Trane Technologies CEO, Dave Regnery, said the company pioneered the use of ice tanks in thermal storage for cooling, and now they are integrating these technologies for electrified heating.
“Through relentless innovation, our team continues to leverage creative new solutions to accelerate decarbonization of the built environment. As we scale this technology, we can dramatically reduce emissions for a more sustainable world,” he said.

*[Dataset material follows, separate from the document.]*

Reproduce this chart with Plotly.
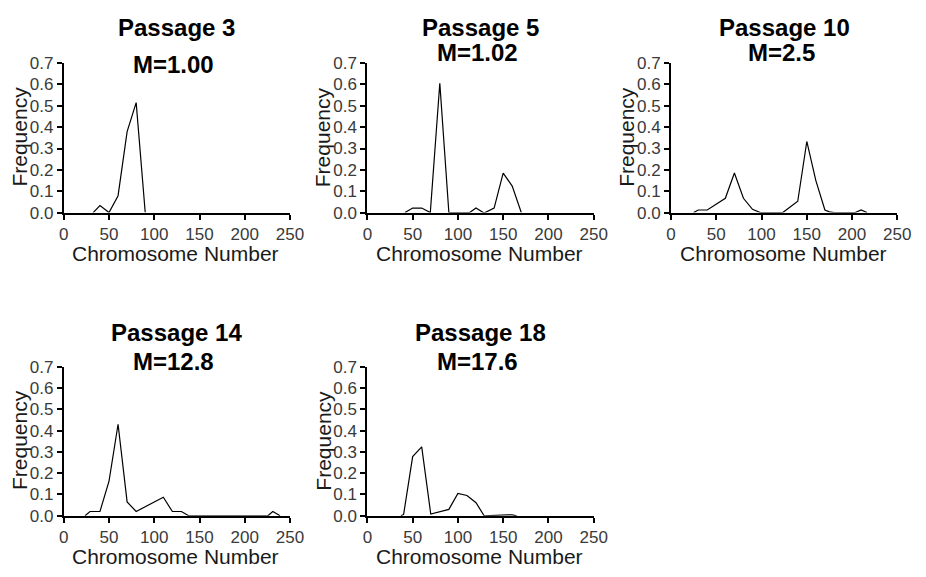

- Thermal energy storage ice tanks, reclaiming and storing excess building heat like a battery, for optimal efficiency
- Air-to-water heat pumps utilizing a reverse vapor compression cycle to extract heat from the air outside to warm the building
- All-electric chiller-heaters, recovering the excess building heat from the ice tanks to expand air-to-water heat pump applications further into dense urban environments and cold climates
- Intelligent controls, maximizing occupant comfort and energy efficiency
The Thermal Battery Storage-Source Heat Pump System brings heating and cooling into one electric solution and can be three times more efficient than traditional heating methods.
Commonly referred to as ice storage, thermal energy storage ice tanks act like batteries – shifting all or a portion of a building’s heating and cooling electricity needs to off-peak hours while increasing energy efficiency and lowering costs.

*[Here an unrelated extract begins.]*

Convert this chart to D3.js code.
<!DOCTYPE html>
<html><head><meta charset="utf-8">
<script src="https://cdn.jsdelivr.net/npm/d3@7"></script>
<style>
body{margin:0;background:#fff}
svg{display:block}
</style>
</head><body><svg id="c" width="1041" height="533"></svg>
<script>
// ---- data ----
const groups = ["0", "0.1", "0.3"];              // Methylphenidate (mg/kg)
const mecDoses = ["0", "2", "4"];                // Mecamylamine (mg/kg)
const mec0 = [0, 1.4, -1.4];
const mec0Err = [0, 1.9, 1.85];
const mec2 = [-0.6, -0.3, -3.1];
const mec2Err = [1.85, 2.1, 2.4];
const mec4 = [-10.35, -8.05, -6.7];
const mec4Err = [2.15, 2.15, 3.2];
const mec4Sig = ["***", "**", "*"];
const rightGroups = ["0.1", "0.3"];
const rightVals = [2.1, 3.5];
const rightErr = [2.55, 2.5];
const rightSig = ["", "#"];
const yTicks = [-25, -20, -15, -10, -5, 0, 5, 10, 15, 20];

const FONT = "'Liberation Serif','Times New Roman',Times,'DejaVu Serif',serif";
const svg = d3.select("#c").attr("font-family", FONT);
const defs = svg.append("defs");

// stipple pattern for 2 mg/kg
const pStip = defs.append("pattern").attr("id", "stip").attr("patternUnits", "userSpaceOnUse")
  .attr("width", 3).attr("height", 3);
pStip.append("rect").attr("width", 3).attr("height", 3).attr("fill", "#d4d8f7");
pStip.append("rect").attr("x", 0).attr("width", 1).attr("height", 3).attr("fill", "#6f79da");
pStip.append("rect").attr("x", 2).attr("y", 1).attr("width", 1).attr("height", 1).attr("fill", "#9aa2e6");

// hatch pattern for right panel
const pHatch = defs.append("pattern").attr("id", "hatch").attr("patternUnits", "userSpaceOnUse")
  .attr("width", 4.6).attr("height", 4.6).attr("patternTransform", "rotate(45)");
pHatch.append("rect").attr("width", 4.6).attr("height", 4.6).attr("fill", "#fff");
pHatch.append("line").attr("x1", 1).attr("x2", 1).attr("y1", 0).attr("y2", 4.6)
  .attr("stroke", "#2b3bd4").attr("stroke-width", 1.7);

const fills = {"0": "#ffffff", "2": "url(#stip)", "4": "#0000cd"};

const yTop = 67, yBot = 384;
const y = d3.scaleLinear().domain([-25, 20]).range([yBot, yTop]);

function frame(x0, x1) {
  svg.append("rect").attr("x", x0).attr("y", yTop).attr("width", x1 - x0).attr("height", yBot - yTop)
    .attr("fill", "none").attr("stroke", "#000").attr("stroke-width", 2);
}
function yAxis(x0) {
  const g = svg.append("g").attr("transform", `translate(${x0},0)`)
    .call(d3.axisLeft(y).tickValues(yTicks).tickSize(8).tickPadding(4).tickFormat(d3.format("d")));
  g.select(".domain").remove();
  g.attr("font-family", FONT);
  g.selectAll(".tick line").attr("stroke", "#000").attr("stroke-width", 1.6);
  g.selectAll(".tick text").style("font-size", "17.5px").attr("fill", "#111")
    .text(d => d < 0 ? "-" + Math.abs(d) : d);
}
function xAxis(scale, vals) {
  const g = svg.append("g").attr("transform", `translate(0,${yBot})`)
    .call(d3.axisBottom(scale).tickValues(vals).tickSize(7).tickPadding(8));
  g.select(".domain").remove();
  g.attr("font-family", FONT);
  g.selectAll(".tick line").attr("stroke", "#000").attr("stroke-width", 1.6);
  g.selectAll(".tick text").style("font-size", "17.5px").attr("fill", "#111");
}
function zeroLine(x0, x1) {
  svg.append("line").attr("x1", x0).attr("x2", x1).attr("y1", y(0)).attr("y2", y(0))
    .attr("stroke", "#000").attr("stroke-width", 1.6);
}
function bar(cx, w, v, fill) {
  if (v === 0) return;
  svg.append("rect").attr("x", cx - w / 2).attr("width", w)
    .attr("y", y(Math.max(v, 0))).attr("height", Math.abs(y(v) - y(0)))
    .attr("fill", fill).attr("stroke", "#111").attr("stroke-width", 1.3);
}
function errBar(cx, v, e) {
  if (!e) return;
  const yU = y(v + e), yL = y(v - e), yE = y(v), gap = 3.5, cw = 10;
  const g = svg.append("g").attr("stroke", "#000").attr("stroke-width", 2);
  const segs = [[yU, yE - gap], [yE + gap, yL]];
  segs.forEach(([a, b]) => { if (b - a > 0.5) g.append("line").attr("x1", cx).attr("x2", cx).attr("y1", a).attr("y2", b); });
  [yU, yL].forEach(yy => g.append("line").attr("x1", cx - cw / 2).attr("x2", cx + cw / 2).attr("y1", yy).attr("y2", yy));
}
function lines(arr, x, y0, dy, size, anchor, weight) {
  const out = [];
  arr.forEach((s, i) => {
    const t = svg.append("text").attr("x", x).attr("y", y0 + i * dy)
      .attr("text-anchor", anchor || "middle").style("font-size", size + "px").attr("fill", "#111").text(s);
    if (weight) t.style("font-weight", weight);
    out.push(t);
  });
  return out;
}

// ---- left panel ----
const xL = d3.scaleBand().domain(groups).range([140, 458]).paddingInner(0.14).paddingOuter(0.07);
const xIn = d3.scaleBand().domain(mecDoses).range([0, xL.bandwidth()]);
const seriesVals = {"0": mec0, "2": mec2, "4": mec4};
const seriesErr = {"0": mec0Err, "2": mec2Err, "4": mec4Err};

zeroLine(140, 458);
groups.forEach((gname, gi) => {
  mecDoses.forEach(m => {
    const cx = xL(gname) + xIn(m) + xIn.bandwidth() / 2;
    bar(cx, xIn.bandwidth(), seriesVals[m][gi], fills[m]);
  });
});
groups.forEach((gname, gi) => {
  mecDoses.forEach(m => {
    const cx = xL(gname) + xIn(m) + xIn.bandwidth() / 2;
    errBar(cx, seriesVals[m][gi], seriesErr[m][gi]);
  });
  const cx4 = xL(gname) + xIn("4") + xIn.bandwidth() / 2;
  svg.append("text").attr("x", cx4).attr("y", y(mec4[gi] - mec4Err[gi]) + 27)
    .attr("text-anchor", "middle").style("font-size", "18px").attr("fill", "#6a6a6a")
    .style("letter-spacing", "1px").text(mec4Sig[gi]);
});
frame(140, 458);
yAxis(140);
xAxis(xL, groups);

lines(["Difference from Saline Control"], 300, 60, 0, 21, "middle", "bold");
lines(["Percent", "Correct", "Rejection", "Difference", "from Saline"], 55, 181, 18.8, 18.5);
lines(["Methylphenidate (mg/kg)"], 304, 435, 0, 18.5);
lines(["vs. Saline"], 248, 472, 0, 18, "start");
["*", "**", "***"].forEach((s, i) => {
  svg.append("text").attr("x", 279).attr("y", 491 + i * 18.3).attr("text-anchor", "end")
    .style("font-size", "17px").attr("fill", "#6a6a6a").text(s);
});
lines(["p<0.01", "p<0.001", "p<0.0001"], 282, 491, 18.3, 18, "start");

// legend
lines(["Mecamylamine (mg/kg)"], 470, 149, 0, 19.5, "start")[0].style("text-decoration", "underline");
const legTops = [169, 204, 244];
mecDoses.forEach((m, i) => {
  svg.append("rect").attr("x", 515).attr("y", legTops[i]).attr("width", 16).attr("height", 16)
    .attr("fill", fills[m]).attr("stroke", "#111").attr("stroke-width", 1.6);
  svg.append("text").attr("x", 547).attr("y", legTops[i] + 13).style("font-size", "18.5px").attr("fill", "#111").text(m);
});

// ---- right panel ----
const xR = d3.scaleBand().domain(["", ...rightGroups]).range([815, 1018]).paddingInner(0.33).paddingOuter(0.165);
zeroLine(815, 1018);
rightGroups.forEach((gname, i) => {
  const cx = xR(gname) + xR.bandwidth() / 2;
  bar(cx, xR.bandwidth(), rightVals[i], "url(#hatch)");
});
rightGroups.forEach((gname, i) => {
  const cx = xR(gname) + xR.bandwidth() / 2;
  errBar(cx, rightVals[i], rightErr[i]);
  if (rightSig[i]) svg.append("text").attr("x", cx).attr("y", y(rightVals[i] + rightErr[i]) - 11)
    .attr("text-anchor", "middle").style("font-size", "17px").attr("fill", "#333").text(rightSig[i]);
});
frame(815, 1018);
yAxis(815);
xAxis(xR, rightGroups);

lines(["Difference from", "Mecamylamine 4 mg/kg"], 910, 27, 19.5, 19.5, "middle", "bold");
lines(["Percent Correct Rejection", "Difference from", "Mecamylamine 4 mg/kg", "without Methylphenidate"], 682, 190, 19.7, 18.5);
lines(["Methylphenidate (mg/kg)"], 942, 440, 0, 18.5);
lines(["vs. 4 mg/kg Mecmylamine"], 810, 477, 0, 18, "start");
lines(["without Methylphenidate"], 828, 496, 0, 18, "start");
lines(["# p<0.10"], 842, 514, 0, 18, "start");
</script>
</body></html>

The system will be deployed at Trane’s flagship facility in La Crosse, Wisconsin later this year.
Meanwhile, a coalition of 25 governors across the United States announced new commitments to install a total of 20 million heat pumps in their states by the end of the decade.
The organization, known as the US Climate Alliance, said the installation goal would more than quadruple the roughly 4.7 million heat pumps currently installed in the US.
Emissions from buildings, both direct and indirect, comprise more than 30 per cent of America’s greenhouse gas emissions.